Its original name was the Georgia Institution for the Deaf and Dumb. Originally it only took white students. It began admitting black students in 1882, but housed and educated them separately due to segregation of educational facilities common in the state. The segments for white and black students had different curricula and were fully separated from one another.

In the 1950s the institution began paying black employees at the same rate it paid white employees. The school's racial groups integrated fully in 1975.

In 1990 there was a study headed by two employees of Gallaudet University that concluded that the Georgia Department of Education should do more to ensure more children were placed at Georgia School for the Deaf and at the two other state schools for disabled children, Atlanta Area School for the Deaf and Georgia Academy for the Blind, as all three were under-utilized.

==Student body==
It had 174 students in 1990, with most of them not being from the Atlanta metropolitan area. The school served ages 3–22; most of them were 14 and older and about 40% had other disabilities with their bodies or minds.

==Campus==

GSD has an extensive campus of almost 500 acre in the small community of Cave Spring. The relationship between Cave Spring and GSD is one-of-a-kind because many residents and business owners are able to communicate with American Sign Language. GSD is currently based on the Perry Farm, on the outskirts of Cave Spring, but was originally located in Downtown Cave Spring in what is now the Cave Spring City Hall.

== Residential students ==
GSD includes dormitory facilities.

Students are transported to their homes every weekend.

== Athletics ==
Georgia School for the Deaf has a varsity basketball team for girls and boys and a girls volleyball team. It the past the school has had football, soccer, and track and field programs, but these are not offered as of 2024.

The female and male varsity basketball teams at GSD compete in the Mason-Dixon Tournament yearly. In 2008 the GSD Lady Tigers won the Mason-Dixon Tournament; it was their first win since 1980.

The GSD football team competed against deaf and hearing schools.
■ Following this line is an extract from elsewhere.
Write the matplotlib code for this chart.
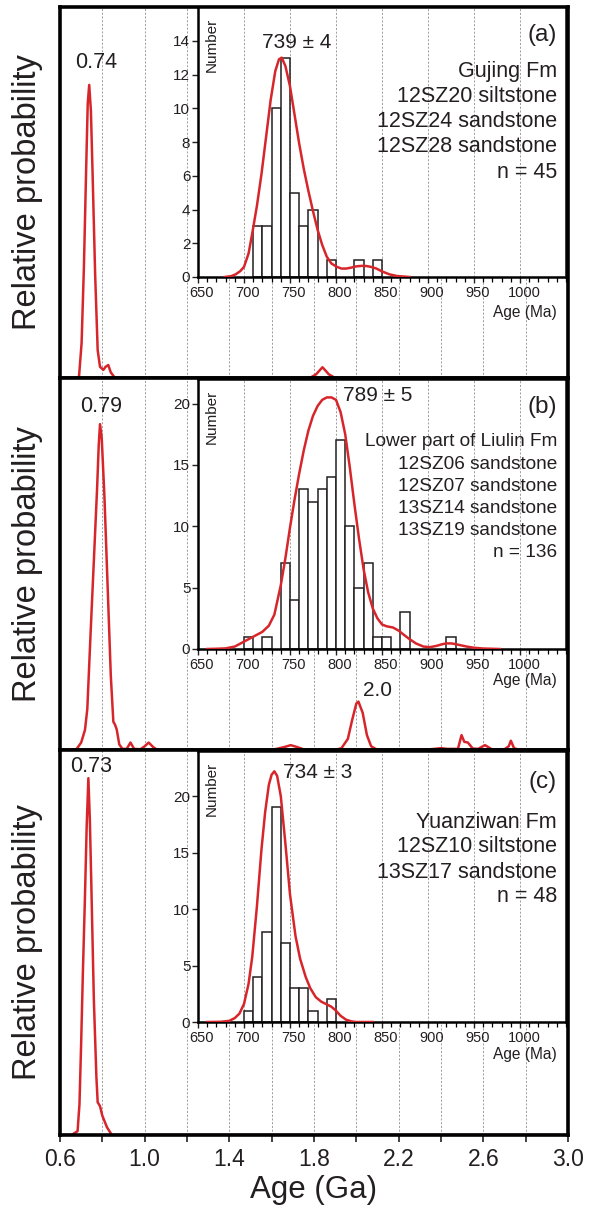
import matplotlib
matplotlib.use("Agg")
import matplotlib.pyplot as plt
from matplotlib.ticker import MultipleLocator
from matplotlib.transforms import ScaledTranslation

plt.rcParams["font.family"] = ["Liberation Sans", "DejaVu Sans"]

W, H = 590, 1205
RED = "#d7262b"
INK = "#231f20"
GRID = "#8f8f8f"

# ---- main relative-probability curves (age in Ga, height as fraction of panel) ----
a_main_ga = [0.60, 0.68, 0.69, 0.702, 0.713, 0.723, 0.731, 0.738, 0.746, 0.754, 0.766,
             0.778, 0.789, 0.805, 0.815, 0.828, 0.84, 0.86, 1.78, 1.81, 1.84, 1.87,
             1.90, 3.0]
a_main_p = [0, 0, 0.005, 0.094, 0.30, 0.55, 0.74, 0.79, 0.72, 0.55, 0.28,
            0.075, 0.03, 0.022, 0.03, 0.035, 0.015, 0, 0, 0.01, 0.029, 0.01,
            0, 0]

b_main_ga = [0.60, 0.66, 0.679, 0.70, 0.718, 0.729, 0.745, 0.76, 0.775, 0.783, 0.789,
             0.797, 0.81, 0.825, 0.84, 0.852, 0.86, 0.868, 0.88, 0.895, 0.915, 0.933,
             0.95, 0.98, 1.0, 1.019, 1.04, 1.06, 1.60, 1.66, 1.69, 1.72, 1.76, 1.90,
             1.93, 1.96, 1.98, 2.0, 2.01, 2.03, 2.05, 2.07, 2.10, 2.30, 2.37, 2.40,
             2.43, 2.48, 2.497, 2.51, 2.527, 2.55, 2.575, 2.608, 2.64, 2.70, 2.72,
             2.73, 2.745, 2.76, 2.80, 3.0]
b_main_p = [0, 0, 0.003, 0.02, 0.054, 0.11, 0.32, 0.51, 0.70, 0.82, 0.876,
            0.84, 0.68, 0.44, 0.20, 0.076, 0.068, 0.055, 0.015, 0.003, 0.003, 0.02,
            0.003, 0.002, 0.01, 0.02, 0.008, 0, 0, 0.008, 0.013, 0.008, 0, 0,
            0.005, 0.03, 0.08, 0.125, 0.13, 0.10, 0.04, 0.01, 0, 0, 0.003, 0.005,
            0.003, 0.003, 0.04, 0.022, 0.02, 0.004, 0.003, 0.013, 0.002, 0.002, 0.01,
            0.025, 0.005, 0.002, 0, 0]

c_main_ga = [0.60, 0.655, 0.683, 0.692, 0.70, 0.708, 0.717, 0.726, 0.734, 0.741, 0.748,
             0.76, 0.772, 0.778, 0.789, 0.80, 0.822, 0.845, 3.0]
c_main_p = [0, 0, 0.01, 0.08, 0.24, 0.42, 0.60, 0.80, 0.927, 0.82, 0.65,
            0.35, 0.15, 0.085, 0.075, 0.05, 0.02, 0, 0]

# ---- inset histograms (bin left edge in Ma, count) ----
a_bin_left = [710, 720, 730, 740, 750, 760, 770, 790, 820, 840]
a_count = [3, 3, 10, 13, 5, 3, 4, 1, 1, 1]
b_bin_left = [700, 720, 740, 750, 760, 770, 780, 790, 800, 810, 820, 830, 840, 850, 870, 920]
b_count = [1, 1, 7, 4, 13, 12, 13, 14, 17, 10, 5, 7, 1, 1, 3, 1]
c_bin_left = [700, 710, 720, 730, 740, 750, 760, 770, 790]
c_count = [1, 4, 8, 19, 7, 3, 3, 1, 2]

# ---- inset probability curves (Ma, scaled to counts) ----
a_curve_ma = [679, 686, 691, 696, 700, 705, 709, 714, 719, 724, 729, 734, 738, 741,
              745, 750, 755, 760, 765, 770, 775, 780, 785, 790, 795, 801, 806, 811,
              816, 822, 828, 833, 838, 844, 850, 858, 866, 880]
a_curve_n = [0, 0.05, 0.16, 0.35, 0.6, 1.4, 2.6, 4.2, 6.1, 8.3, 10.5, 12.2, 12.9, 13.0,
             12.5, 11.3, 9.6, 7.9, 6.4, 5.1, 3.9, 2.8, 1.9, 1.2, 0.8, 0.6, 0.5, 0.5,
             0.55, 0.63, 0.66, 0.65, 0.6, 0.5, 0.33, 0.16, 0.06, 0]
b_curve_ma = [660, 670, 680, 690, 700, 710, 720, 727, 733, 740, 745, 750, 755, 760,
              765, 770, 775, 780, 785, 790, 795, 800, 805, 810, 815, 820, 825, 830,
              835, 840, 845, 850, 855, 862, 868, 873, 880, 887, 895, 902, 909, 915,
              920, 926, 931, 937, 942, 950, 960, 978]
b_curve_n = [0, 0.02, 0.05, 0.2, 0.6, 1.0, 1.4, 1.9, 2.8, 5.2, 7.4, 9.9, 12.2, 14.3,
             16.2, 17.8, 19.0, 19.8, 20.3, 20.5, 20.5, 20.3, 19.3, 17.5, 14.8, 11.8, 9.0,
             6.5, 4.6, 3.3, 2.5, 2.0, 1.85, 1.75, 1.5, 1.2, 0.8, 0.45, 0.2, 0.15, 0.25,
             0.38, 0.46, 0.45, 0.38, 0.28, 0.2, 0.1, 0.04, 0]
c_curve_ma = [660, 675, 684, 690, 695, 700, 705, 709, 714, 719, 723, 727, 730, 733,
              736, 740, 745, 750, 756, 761, 767, 772, 778, 784, 789, 795, 800, 805,
              811, 817, 822, 840]
c_curve_n = [0, 0.02, 0.1, 0.35, 0.74, 1.6, 3.4, 5.8, 10.2, 15.3, 18.6, 21.0, 21.9,
             22.2, 21.8, 20.0, 15.8, 11.3, 7.6, 5.6, 4.0, 3.0, 2.2, 1.8, 1.6, 1.35,
             1.0, 0.55, 0.2, 0.05, 0, 0]

main_xticks = [0.6, 1.0, 1.4, 1.8, 2.2, 2.6, 3.0]
inset_xticks = [650, 700, 750, 800, 850, 900, 950, 1000]


def rect(left, top, right, bottom):
    return [left / W, 1 - bottom / H, (right - left) / W, (bottom - top) / H]


def put(x, y, s, size=12, ha="center", **kw):
    fig.text(x / W, 1 - y / H, s, fontsize=size, ha=ha, va="center", color=INK, **kw)


def main_panel(box, ga, p, bottom_labels):
    ax = fig.add_axes(rect(*box))
    ax.plot(ga, p, color=RED, lw=1.8, zorder=2)
    ax.set_xlim(0.6, 3.0)
    ax.set_ylim(0, 1)
    ax.set_yticks([])
    ax.set_xticks(main_xticks)
    ax.xaxis.set_minor_locator(MultipleLocator(0.2))
    ax.grid(axis="x", which="both", color=GRID, lw=0.6, ls=(0, (2.5, 2)))
    for s in ax.spines.values():
        s.set_linewidth(2.6)
        s.set_color("black")
    if bottom_labels:
        ax.tick_params(axis="x", which="both", direction="out", length=5, width=1.2,
                       labelsize=16.5, pad=4, colors=INK)
        ax.set_xticklabels([f"{t:.1f}" for t in main_xticks])
        ax.set_xlabel("Age (Ga)", fontsize=22.5, color=INK, labelpad=3)
    else:
        ax.tick_params(axis="x", which="both", length=0, labelbottom=False)
    ax.set_ylabel("Relative probability", fontsize=23.5, color=INK, labelpad=12)
    return ax


def inset_panel(box, left, count, cx, cy, ymax, yticks):
    ax = fig.add_axes(rect(*box))
    ax.set_facecolor("white")
    ax.bar(left, count, width=10, align="edge", facecolor="white", edgecolor=INK,
           lw=1.1, zorder=2)
    ax.plot(cx, cy, color=RED, lw=1.8, zorder=3)
    ax.set_xlim(650, 1050)
    ax.set_ylim(0, ymax)
    ax.set_xticks(inset_xticks)
    ax.xaxis.set_minor_locator(MultipleLocator(10))
    ax.set_yticks(yticks)
    ax.grid(axis="x", which="major", color=GRID, lw=0.6, ls=(0, (2.5, 2)), zorder=0)
    ax.set_axisbelow(True)
    ax.tick_params(axis="x", which="major", direction="out", length=4, width=1,
                   labelsize=10.5, pad=2.5, colors=INK)
    ax.tick_params(axis="x", which="minor", direction="out", length=3.5, width=0.9)
    ax.tick_params(axis="y", direction="out", length=4, width=1, labelsize=11,
                   pad=1.5, colors=INK)
    shift = ScaledTranslation(4 / 100, 0, fig.dpi_scale_trans)
    for lab in ax.get_xticklabels():
        lab.set_transform(lab.get_transform() + shift)
    for s in ax.spines.values():
        s.set_linewidth(1.8)
        s.set_color("black")
    ax.text(0.037, 0.96, "Number", rotation=90, fontsize=11, color=INK,
            transform=ax.transAxes, ha="center", va="top")
    return ax


fig = plt.figure(figsize=(W / 100, H / 100), dpi=100)

main_panel((60, 7, 568, 378), a_main_ga, a_main_p, False)
main_panel((60, 378, 568, 750), b_main_ga, b_main_p, False)
main_panel((60, 750, 568, 1135), c_main_ga, c_main_p, True)

inset_panel((198, 7, 566, 277), a_bin_left, a_count, a_curve_ma, a_curve_n, 16,
            [0, 2, 4, 6, 8, 10, 12, 14])
inset_panel((198, 379, 566, 649), b_bin_left, b_count, b_curve_ma, b_curve_n, 22,
            [0, 5, 10, 15, 20])
inset_panel((198, 751, 566, 1022), c_bin_left, c_count, c_curve_ma, c_curve_n, 24,
            [0, 5, 10, 15, 20])

# panel (a) annotations
put(96, 62, "0.74", 15.5)
put(297, 42, "739 ± 4", 15)
put(557, 35, "(a)", 17.5, ha="right")
for i, s in enumerate(["Gujing Fm", "12SZ20 siltstone", "12SZ24 sandstone",
                       "12SZ28 sandstone", "n = 45"]):
    put(557, 71 + 25.3 * i, s, 15.5, ha="right")
put(557, 313, "Age (Ma)", 11.2, ha="right")

# panel (b) annotations
put(101, 406, "0.79", 15.5)
put(378, 690, "2.0", 15)
put(378, 396, "789 ± 5", 15)
put(557, 407, "(b)", 17.5, ha="right")
for i, s in enumerate(["Lower part of Liulin Fm", "12SZ06 sandstone",
                       "12SZ07 sandstone", "13SZ14 sandstone", "13SZ19 sandstone",
                       "n = 136"]):
    put(557, 442 + 22.2 * i, s, 13.7, ha="right")
put(557, 681, "Age (Ma)", 11.2, ha="right")

# panel (c) annotations
put(91, 766, "0.73", 15.5)
put(318, 773, "734 ± 3", 15)
put(557, 782, "(c)", 17.5, ha="right")
for i, s in enumerate(["Yuanziwan Fm", "12SZ10 siltstone", "13SZ17 sandstone",
                       "n = 48"]):
    put(557, 822 + 25 * i, s, 15.5, ha="right")
put(557, 1054, "Age (Ma)", 11.2, ha="right")

fig.savefig("out.png", dpi=100)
They used what some would call their "hearing disadvantage" to their benefit by using sign language in their huddles and mental rhythmic plays.

=== Athletes ===
Willie Brown played basketball at GSD. In his sophomore year he was 6 ft 6 in and averaged 28 points, 12 rebounds a game. He was voted the number one high school player in northwest Georgia. Brown holds the school record of 2,016 points over four years in basketball at GSD. After graduating, he pursued college basketball at Hofstra University in New York, where he played alongside hearing teammates.

== Requirements ==
To be eligible for admission at GSD, students must be between the ages of 3 and 21 and have an audio-metric hearing loss of 55 dB or greater in the better ear. To live on campus, students must be between the ages of 4 and 21. Students under the age of 4 are eligible for day school admission.

==Legacy==
The book The Segregated Georgia School for the Deaf: 1882–1975 discusses the period in which the school admitted black students but housed them in separate facilities. Its coauthors, Clemmie Whatley and Ron Knorr, are professors at Mercer University, and the former is from Cave Springs.